By: Andrea Levere
April 13, 2011
We need to seriously consider generating revenue by eliminating and reforming tax expenditures. As Bruce Reed, director of President Obama's Fiscal Commission, has said on more than one occasion, "the current tax code is more holes than cheese. Our existing system amounts to an upside-down set of tax incentives that allow wealthier taxpayers to shelter income and build assets while doing little to help low- and middle-income families.
Current tax deductions and preferences that are aimed at helping American families buy homes, go to college, save for retirement and start businesses are well-intentioned but ill-conceived. In 2009, they amounted to about $400 billion in foregone revenue. Who got the benefits? More than 53 percent accrued to the top 5 percent of tax filers by income. By way of contrast, the bottom 60 percent of tax payers combined saw 4 percent of those benefits come their way. Put another way, the current system of tax deductions saved millionaires more than $95,000 on their tax bill, while middle-class taxpayers earning about $45,000 saw a savings of about $270.

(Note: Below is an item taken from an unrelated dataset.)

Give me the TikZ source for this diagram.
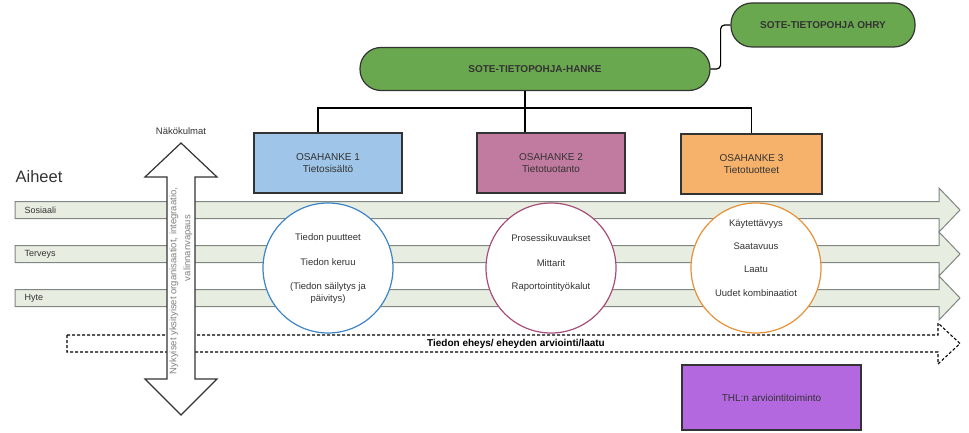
\documentclass[tikz,border=0pt]{standalone}
\usepackage{fontspec}
\setmainfont{Liberation Sans}
\usetikzlibrary{positioning}

\definecolor{bandfill}{RGB}{231,238,225}
\definecolor{bandline}{RGB}{128,134,128}
\definecolor{pillgreen}{RGB}{106,168,79}
\definecolor{osablue}{RGB}{159,197,232}
\definecolor{osapink}{RGB}{194,123,160}
\definecolor{osaorange}{RGB}{246,178,107}
\definecolor{thlpurple}{RGB}{180,104,224}
\definecolor{ringblue}{RGB}{61,133,198}
\definecolor{ringpink}{RGB}{166,77,121}
\definecolor{ringorange}{RGB}{230,145,56}
\definecolor{edgegray}{RGB}{51,51,51}

\tikzset{
  band/.style={draw=bandline, fill=bandfill, line width=1pt},
  dotband/.style={draw=black, line width=1.1pt, dash pattern=on 3pt off 2pt},
  pill/.style={draw=edgegray, fill=pillgreen, line width=1.2pt, inner sep=0pt,
    font=\fontsize{10}{12}\selectfont\bfseries},
  osabox/.style={draw=edgegray, line width=1.3pt, minimum width=148pt,
    minimum height=60pt, inner sep=0pt, align=center},
  ring/.style={circle, draw, fill=white, line width=1.2pt, minimum size=130pt, inner sep=0pt},
  ringtext/.style={align=center, font=\fontsize{9.5}{12}\selectfont},
  tree/.style={draw=black, line width=1.4pt}
}

\begin{document}
\begin{tikzpicture}[x=1pt,y=-1pt,
    every node/.style={font=\fontsize{10}{12}\selectfont, text=edgegray}]
  \useasboundingbox (0,0) rectangle (969,433);

  % aiheet
  \node (aiheet) at (39,177) {\fontsize{16.5}{18}\selectfont Aiheet};
  \foreach \yc/\aihe in {210/Sosiaali, 254/Terveys, 298/Hyte} {
    \draw[band] (15,\yc-8.5) -- (939,\yc-8.5) -- (939,\yc-22) -- (960,\yc)
      -- (939,\yc+22) -- (939,\yc+8.5) -- (15,\yc+8.5) -- cycle;
    \node[anchor=west, font=\fontsize{9}{11}\selectfont] (\aihe) at (21,\yc) {\aihe};
  }

  % tiedon eheys
  \draw[dotband] (67,335) -- (938,335) -- (938,323) -- (960,343.5)
    -- (938,364) -- (938,352) -- (67,352) -- cycle;
  \node[font=\fontsize{10}{12}\selectfont\bfseries, text=black] (eheys) at (516,343.5)
    {Tiedon eheys/ eheyden arviointi/laatu};

  % nakokulmat
  \draw[draw=edgegray, fill=white, line width=1.2pt]
    (181,143) -- (217,177) -- (195,177) -- (195,379) -- (217,379) -- (181,415)
    -- (145,379) -- (167,379) -- (167,177) -- (145,177) -- cycle;
  \node (nakokulmat) at (181,131) {\fontsize{9.5}{11}\selectfont N\"ak\"okulmat};
  \node[rotate=90, align=center, text=gray, font=\fontsize{9.5}{14}\selectfont]
    (nykyiset) at (181,281)
    {Nykyiset yksityiset organisaatiot, integraatio,\\\hspace*{66pt}valinnanvapaus};

  % hankkeet
  \node[pill, rounded corners=21pt, minimum width=350pt, minimum height=43pt]
    (hanke) at (535,69) {SOTE-TIETOPOHJA-HANKE};
  \node[pill, rounded corners=21pt, minimum width=184pt, minimum height=44pt]
    (ohry) at (823,25) {SOTE-TIETOPOHJA OHRY};
  \draw[line width=1.2pt, rounded corners=4pt] (hanke.east) -- ++(10,0) |- (ohry.west);

  \node[osabox, fill=osablue] (osa1) at (328,163) {OSAHANKE 1\\Tietosis\"alt\"o};
  \node[osabox, fill=osapink] (osa2) at (551,163) {OSAHANKE 2\\Tietotuotanto};
  \node[osabox, fill=osaorange, minimum width=141pt] (osa3) at (751.5,164)
    {OSAHANKE 3\\Tietotuotteet};

  \coordinate (haara) at (525,108);
  \draw[tree] (hanke.south -| haara) -- (haara);
  \draw[tree] (haara) -| ([xshift=-10pt]osa1.north);
  \draw[tree] (haara) -- (osa2.north -| haara);
  \draw[tree] (haara) -| (osa3.north);

  % sisallot
  \node[ring, draw=ringblue] (ympyra1) at (328,268) {};
  \node[ringtext] (sisalto1) at ([yshift=-1pt]ympyra1)
    {Tiedon puutteet\\[13pt]Tiedon keruu\\[12pt](Tiedon s\"ailytys ja\\p\"aivitys)};
  \node[ring, draw=ringpink] (ympyra2) at (551,268) {};
  \node[ringtext] (sisalto2) at ([yshift=5pt]ympyra2)
    {Prosessikuvaukset\\[13pt]Mittarit\\[11pt]Raportointity\"okalut};
  \node[ring, draw=ringorange] (ympyra3) at (756,268) {};
  \node[ringtext] (sisalto3) at ([yshift=10pt]ympyra3)
    {K\"aytett\"avyys\\[11pt]Saatavuus\\[11pt]Laatu\\[12pt]Uudet kombinaatiot};

  % arviointi
  \node[osabox, fill=thlpurple, minimum width=179pt, minimum height=65pt]
    (thl) at (771.5,397.5) {THL:n arviointitoiminto};
\end{tikzpicture}
\end{document}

The simple fact is that we could raise a lot of revenue to lower long-term deficits by closing some of these unfair and unproductive holes. And we could simultaneously create new, fair and effective incentives that help all families save and invest in their financial futures. We at CFED believe that you could cut the current $400 billion in these incentives in half, rendering $200 billion a year to reduce the deficit and provide an annual $500 savings match to every man, woman and child in the United States to build their economic futures and ours.